1) Il y a t'il moyen de le retrouver?
2) Il y a t'il moyen de le bloquer?
3) Que feriez vous à notre place?

Merci d'avance pour votre aide..


----------



## JC484 (28 Janvier 2011)

bonjour,
si c est un 3G, vous avez un code imei dessus normalement, si cest un wifi, le numero de serie et votre compte itunes... la facture, le numero de serie, le code imei et direction commissariat... 
si vous l avez achete a la fnac ou chez sfr avec une assurance vol...


----------



## Logis84 (21 Juillet 2011)

Bonjour,
on m'a volé mon ipad 1 le 8 mai 2011 59 rue de cuire à Lyon dans le 4ème aux alentours de 22 H 30 dans un lieu ou il n'y avait que des femmes. 
Je donne le numéro de série:
V503613BZ3A
Si quelqu'un sait quelque chose, il est prié de le faire savoir !!
Merci.
:mouais:


----------



## Lefenmac (21 Juillet 2011)

Logis84 a dit:


> Bonjour,
> on m'a volé mon ipad 1 le 8 mai 2011 59 rue de cuire à Lyon dans le 4ème aux alentours de 22 H 30 dans un lieu ou il n'y avait que des femmes.
> Je donne le numéro de série:
> V503613BZ3A
> ...




Quelle idée aussi de fréquenter les réunions weight-watchers  avec son Ipad....


----------



## Ealdu (21 Juillet 2011)

Je voulais répondre à Logis84 qu'il ne fallait pas croire que les filles étaient plus sérieuses que les hommes: ne sommes nous pas égaux  
Mais finalement je dirais à Lefenmac que finalement les filles ne pensent pas qu'à leur poids, la preuve!
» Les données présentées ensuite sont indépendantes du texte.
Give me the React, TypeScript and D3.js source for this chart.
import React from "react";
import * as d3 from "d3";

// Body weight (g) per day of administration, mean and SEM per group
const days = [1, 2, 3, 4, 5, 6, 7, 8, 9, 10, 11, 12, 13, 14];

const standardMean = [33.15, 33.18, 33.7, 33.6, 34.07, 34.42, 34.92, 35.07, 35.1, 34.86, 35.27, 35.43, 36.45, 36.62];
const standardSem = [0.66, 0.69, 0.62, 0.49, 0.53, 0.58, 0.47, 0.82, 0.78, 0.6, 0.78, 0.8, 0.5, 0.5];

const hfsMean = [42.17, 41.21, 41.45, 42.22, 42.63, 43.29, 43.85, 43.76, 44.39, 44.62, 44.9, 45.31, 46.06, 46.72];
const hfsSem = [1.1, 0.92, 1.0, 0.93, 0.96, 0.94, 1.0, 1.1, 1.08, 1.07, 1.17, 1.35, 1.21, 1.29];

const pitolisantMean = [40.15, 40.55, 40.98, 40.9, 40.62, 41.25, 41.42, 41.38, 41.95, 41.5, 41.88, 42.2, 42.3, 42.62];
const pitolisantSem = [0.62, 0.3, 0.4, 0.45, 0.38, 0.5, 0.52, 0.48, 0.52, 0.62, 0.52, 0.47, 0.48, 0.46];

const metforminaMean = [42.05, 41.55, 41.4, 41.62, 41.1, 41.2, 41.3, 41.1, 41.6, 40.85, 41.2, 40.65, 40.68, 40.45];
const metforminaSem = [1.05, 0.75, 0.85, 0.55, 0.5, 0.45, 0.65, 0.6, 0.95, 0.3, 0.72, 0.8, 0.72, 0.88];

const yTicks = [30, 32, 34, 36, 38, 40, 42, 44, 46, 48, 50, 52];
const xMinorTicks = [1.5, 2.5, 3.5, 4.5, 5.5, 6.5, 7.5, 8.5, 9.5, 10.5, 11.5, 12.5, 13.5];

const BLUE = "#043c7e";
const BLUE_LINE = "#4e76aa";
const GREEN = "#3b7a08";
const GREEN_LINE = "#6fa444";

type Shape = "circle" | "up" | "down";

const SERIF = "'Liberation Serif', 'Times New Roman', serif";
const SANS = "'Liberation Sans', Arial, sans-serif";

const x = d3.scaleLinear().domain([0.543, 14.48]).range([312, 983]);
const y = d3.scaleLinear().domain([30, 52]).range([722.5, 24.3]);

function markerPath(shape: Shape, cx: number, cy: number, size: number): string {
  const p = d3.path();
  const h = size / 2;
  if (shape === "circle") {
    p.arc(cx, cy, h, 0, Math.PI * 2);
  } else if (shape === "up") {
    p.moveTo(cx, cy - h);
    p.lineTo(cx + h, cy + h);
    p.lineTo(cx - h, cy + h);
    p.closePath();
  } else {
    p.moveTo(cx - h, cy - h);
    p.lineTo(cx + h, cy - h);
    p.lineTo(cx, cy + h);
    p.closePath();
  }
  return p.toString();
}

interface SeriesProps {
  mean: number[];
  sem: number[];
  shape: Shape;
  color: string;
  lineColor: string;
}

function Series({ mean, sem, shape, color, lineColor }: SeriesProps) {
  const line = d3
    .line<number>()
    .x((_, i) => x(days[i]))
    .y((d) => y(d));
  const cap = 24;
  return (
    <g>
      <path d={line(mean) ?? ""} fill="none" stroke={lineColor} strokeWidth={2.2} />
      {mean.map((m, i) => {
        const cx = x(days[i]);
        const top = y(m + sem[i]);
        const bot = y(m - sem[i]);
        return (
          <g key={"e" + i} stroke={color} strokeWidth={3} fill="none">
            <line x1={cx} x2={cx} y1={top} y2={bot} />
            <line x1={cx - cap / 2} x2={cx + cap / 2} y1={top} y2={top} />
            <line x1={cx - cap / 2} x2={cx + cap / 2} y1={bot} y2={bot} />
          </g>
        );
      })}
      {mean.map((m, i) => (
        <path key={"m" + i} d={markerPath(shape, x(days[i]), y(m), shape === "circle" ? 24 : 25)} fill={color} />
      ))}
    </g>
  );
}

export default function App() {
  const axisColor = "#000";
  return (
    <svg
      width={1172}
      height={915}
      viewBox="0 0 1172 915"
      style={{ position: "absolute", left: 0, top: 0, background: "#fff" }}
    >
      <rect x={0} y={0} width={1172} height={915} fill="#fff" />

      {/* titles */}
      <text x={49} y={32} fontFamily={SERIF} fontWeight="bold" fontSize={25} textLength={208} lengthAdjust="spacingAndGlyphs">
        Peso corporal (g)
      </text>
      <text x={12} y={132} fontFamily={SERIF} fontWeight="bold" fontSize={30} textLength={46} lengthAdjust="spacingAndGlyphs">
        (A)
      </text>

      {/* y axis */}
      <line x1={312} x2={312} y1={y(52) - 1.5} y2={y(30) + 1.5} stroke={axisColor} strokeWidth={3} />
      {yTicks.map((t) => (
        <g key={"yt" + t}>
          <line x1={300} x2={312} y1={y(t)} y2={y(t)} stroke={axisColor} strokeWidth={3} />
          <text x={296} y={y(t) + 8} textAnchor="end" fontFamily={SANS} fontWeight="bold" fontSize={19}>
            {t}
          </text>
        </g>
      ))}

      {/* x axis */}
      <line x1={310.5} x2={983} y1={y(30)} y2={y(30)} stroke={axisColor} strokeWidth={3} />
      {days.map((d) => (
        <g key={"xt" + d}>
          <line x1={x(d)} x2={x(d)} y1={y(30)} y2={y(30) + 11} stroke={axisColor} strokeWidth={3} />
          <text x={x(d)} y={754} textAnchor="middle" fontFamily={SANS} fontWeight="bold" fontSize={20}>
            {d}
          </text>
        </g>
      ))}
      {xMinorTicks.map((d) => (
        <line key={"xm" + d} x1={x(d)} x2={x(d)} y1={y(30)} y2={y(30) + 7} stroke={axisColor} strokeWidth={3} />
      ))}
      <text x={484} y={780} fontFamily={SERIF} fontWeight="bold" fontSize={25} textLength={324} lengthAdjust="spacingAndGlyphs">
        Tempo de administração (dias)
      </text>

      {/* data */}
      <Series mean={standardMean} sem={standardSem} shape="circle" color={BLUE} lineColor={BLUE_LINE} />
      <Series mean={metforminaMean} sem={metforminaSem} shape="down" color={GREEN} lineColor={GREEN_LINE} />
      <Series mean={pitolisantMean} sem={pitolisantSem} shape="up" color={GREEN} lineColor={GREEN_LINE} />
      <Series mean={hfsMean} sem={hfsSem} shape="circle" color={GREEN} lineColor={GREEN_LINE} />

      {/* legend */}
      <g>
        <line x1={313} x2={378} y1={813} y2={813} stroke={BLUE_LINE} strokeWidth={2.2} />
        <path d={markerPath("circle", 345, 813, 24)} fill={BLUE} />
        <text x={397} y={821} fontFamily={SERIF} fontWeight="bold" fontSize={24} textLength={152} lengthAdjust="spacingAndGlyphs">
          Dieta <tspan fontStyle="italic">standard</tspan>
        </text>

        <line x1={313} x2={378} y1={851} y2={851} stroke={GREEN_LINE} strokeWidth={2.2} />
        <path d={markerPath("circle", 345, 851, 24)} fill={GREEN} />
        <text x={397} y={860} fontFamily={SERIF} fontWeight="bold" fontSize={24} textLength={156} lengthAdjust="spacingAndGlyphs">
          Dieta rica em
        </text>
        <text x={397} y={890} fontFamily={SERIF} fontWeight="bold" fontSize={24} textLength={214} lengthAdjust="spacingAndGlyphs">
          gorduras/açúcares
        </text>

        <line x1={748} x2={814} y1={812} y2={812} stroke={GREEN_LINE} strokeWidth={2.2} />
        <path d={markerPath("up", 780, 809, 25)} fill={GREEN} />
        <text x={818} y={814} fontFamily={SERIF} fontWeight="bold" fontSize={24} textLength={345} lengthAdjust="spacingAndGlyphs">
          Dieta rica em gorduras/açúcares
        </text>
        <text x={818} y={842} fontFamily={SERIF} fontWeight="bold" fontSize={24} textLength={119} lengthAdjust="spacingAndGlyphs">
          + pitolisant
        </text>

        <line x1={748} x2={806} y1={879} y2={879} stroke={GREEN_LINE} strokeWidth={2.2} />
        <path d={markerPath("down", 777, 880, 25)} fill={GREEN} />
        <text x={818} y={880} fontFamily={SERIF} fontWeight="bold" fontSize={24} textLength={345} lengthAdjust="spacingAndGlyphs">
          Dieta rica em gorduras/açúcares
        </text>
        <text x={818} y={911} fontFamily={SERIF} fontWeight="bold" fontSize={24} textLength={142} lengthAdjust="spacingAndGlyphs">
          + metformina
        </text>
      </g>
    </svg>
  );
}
Pour revenir au sujet, il n'y a effectivement que de porter plainte. Dommage que vous n'ayez pas activez mobile me!  Mais pas beaucoup de solution.


----------



## Wanya (29 Juillet 2011)

avec un compte Mobile Me et l'appli "Localiser mon iPad" tu aurais pu traumatiser ton voleur... mais là....


----------